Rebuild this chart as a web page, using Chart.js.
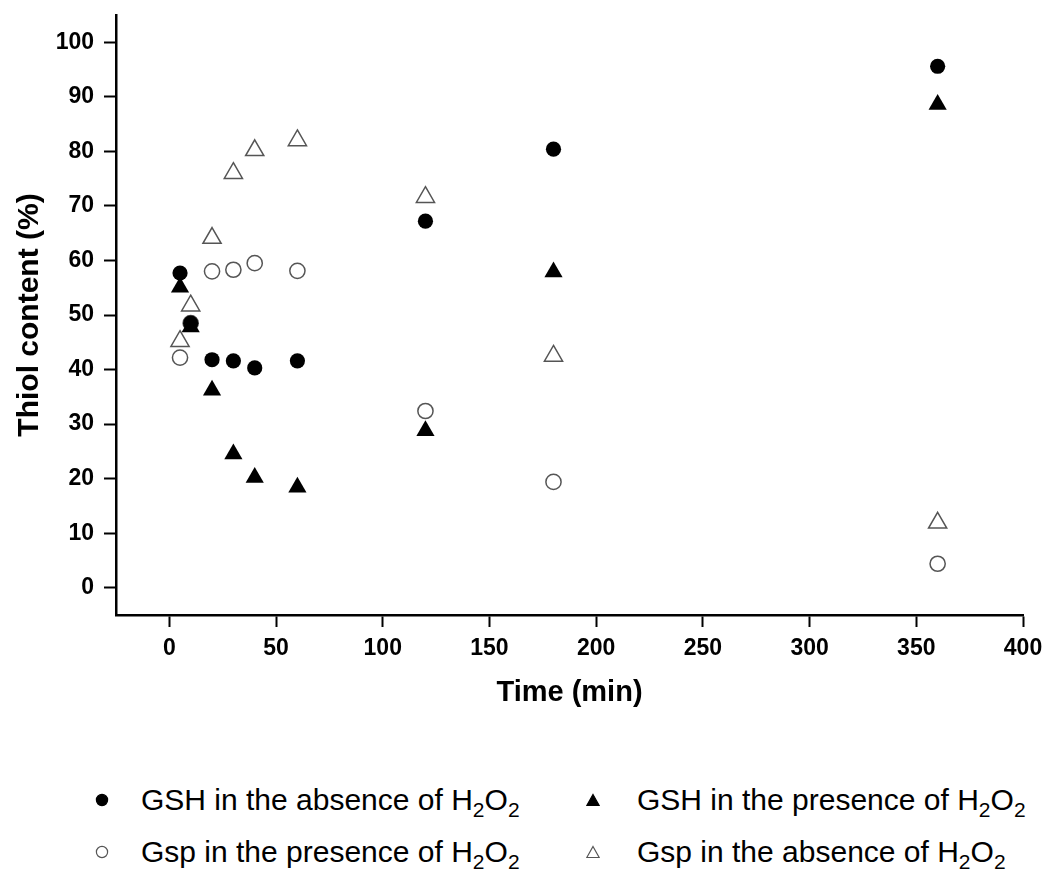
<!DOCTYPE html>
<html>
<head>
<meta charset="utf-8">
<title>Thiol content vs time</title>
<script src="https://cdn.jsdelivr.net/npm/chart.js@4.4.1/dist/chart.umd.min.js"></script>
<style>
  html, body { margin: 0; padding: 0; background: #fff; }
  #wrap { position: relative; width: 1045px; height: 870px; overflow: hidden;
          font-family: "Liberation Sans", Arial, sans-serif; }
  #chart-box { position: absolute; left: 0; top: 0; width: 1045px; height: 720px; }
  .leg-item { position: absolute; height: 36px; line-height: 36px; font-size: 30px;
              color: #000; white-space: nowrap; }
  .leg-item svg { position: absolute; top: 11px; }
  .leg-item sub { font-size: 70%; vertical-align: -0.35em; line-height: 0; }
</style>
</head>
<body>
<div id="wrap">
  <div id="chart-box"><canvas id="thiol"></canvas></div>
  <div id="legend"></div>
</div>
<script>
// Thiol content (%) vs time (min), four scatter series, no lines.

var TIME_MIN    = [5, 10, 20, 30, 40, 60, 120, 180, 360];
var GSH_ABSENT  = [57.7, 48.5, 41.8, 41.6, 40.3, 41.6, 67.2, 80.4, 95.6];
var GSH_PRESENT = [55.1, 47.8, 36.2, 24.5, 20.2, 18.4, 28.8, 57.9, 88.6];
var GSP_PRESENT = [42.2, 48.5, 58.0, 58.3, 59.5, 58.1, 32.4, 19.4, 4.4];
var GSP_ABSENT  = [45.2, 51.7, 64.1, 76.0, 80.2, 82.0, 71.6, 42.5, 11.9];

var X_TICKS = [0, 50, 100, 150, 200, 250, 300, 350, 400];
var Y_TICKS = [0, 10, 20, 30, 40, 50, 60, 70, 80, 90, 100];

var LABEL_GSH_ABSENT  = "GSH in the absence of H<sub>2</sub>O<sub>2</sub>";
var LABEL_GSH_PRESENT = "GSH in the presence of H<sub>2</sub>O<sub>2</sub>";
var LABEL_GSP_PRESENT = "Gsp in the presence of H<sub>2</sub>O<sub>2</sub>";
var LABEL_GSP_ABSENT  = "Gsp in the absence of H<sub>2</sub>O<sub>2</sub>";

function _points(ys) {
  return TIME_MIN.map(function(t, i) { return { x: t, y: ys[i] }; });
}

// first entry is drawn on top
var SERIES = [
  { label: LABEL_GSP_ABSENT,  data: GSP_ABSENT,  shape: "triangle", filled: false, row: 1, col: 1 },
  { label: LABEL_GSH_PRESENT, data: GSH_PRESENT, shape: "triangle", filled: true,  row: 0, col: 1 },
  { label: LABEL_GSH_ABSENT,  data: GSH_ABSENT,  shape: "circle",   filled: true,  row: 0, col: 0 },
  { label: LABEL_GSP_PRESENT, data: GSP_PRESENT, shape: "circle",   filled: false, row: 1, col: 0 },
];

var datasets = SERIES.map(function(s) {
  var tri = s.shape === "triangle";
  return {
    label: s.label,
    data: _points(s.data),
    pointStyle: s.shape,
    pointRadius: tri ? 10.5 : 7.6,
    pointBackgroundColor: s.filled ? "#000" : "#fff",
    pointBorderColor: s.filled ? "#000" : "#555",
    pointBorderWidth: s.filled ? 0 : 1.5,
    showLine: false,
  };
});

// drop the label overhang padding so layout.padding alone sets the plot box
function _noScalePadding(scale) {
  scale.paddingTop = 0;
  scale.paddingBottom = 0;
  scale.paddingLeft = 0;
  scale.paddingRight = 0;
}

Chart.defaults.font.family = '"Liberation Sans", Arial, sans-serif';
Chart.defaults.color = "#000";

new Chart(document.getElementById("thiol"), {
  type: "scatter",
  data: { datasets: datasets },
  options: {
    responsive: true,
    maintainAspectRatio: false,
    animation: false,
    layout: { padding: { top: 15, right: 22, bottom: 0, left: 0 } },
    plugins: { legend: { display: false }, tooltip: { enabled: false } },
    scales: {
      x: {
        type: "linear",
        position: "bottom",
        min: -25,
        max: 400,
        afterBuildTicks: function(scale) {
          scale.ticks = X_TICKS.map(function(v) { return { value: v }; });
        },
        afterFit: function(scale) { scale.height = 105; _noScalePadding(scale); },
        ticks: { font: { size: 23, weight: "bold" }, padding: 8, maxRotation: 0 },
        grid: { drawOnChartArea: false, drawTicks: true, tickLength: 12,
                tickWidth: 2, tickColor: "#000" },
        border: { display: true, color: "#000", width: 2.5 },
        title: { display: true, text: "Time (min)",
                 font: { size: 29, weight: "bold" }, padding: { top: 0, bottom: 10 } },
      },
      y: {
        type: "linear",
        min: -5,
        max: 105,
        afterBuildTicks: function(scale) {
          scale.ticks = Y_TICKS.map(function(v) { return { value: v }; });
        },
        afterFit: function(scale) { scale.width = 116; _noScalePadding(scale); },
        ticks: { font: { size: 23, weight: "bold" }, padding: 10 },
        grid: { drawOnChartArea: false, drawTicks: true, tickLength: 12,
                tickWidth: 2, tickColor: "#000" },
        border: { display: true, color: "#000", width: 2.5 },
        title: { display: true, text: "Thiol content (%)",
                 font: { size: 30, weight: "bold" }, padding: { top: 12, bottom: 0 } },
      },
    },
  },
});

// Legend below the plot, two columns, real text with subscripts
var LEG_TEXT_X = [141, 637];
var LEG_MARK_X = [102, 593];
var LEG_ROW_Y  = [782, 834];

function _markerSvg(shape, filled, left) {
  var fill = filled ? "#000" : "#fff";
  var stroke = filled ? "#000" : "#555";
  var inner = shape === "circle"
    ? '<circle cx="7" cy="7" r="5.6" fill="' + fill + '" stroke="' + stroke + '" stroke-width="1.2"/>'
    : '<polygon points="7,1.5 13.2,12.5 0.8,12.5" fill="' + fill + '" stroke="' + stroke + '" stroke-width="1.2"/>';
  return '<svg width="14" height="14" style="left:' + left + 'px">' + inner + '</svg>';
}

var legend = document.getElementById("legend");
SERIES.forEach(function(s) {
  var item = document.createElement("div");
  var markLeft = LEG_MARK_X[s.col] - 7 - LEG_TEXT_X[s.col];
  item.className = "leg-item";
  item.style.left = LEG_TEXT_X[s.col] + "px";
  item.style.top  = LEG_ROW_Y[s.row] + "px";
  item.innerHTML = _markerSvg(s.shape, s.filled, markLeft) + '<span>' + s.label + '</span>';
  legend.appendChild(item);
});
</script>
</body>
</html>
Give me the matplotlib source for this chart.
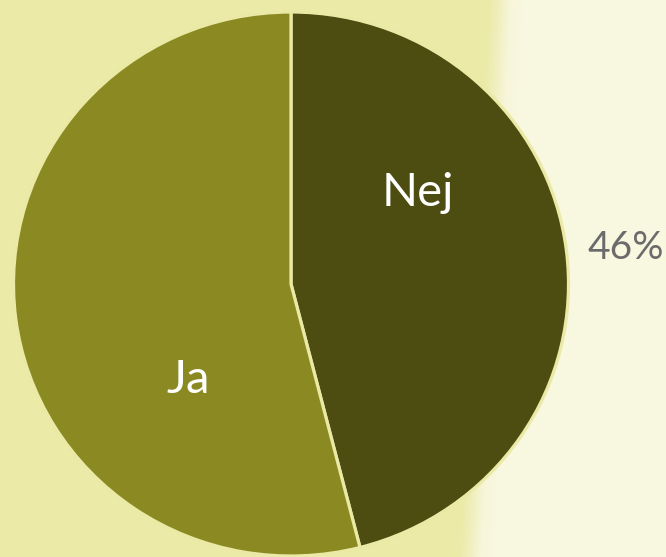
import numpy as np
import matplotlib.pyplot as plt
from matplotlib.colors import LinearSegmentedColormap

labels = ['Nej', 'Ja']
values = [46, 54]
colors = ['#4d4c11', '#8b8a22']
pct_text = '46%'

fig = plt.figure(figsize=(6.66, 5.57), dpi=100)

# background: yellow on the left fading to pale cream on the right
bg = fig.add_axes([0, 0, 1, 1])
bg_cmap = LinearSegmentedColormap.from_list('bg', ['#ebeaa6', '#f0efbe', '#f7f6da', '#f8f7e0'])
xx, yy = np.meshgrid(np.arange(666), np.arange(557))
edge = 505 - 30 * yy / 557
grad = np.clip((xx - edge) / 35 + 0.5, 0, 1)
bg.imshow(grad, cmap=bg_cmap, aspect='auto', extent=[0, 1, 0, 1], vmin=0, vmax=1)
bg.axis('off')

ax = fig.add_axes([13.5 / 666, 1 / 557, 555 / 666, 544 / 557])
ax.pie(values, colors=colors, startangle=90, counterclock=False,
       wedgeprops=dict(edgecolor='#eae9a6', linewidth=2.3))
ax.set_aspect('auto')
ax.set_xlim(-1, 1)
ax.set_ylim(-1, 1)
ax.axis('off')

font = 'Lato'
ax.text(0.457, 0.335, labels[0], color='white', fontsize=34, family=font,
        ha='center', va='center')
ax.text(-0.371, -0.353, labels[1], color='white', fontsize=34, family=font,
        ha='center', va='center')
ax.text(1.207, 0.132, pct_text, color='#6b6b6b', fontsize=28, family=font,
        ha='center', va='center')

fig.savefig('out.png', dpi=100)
·····
• Exercise details:
Print exactly what appears from the line holding "Give me the matplotlib source for this chart." down to the line holding "bg.axis('off')", both ends kept, leaving out the pictures.

• Full output:
Give me the matplotlib source for this chart.
import numpy as np
import matplotlib.pyplot as plt
from matplotlib.colors import LinearSegmentedColormap

labels = ['Nej', 'Ja']
values = [46, 54]
colors = ['#4d4c11', '#8b8a22']
pct_text = '46%'

fig = plt.figure(figsize=(6.66, 5.57), dpi=100)

# background: yellow on the left fading to pale cream on the right
bg = fig.add_axes([0, 0, 1, 1])
bg_cmap = LinearSegmentedColormap.from_list('bg', ['#ebeaa6', '#f0efbe', '#f7f6da', '#f8f7e0'])
xx, yy = np.meshgrid(np.arange(666), np.arange(557))
edge = 505 - 30 * yy / 557
grad = np.clip((xx - edge) / 35 + 0.5, 0, 1)
bg.imshow(grad, cmap=bg_cmap, aspect='auto', extent=[0, 1, 0, 1], vmin=0, vmax=1)
bg.axis('off')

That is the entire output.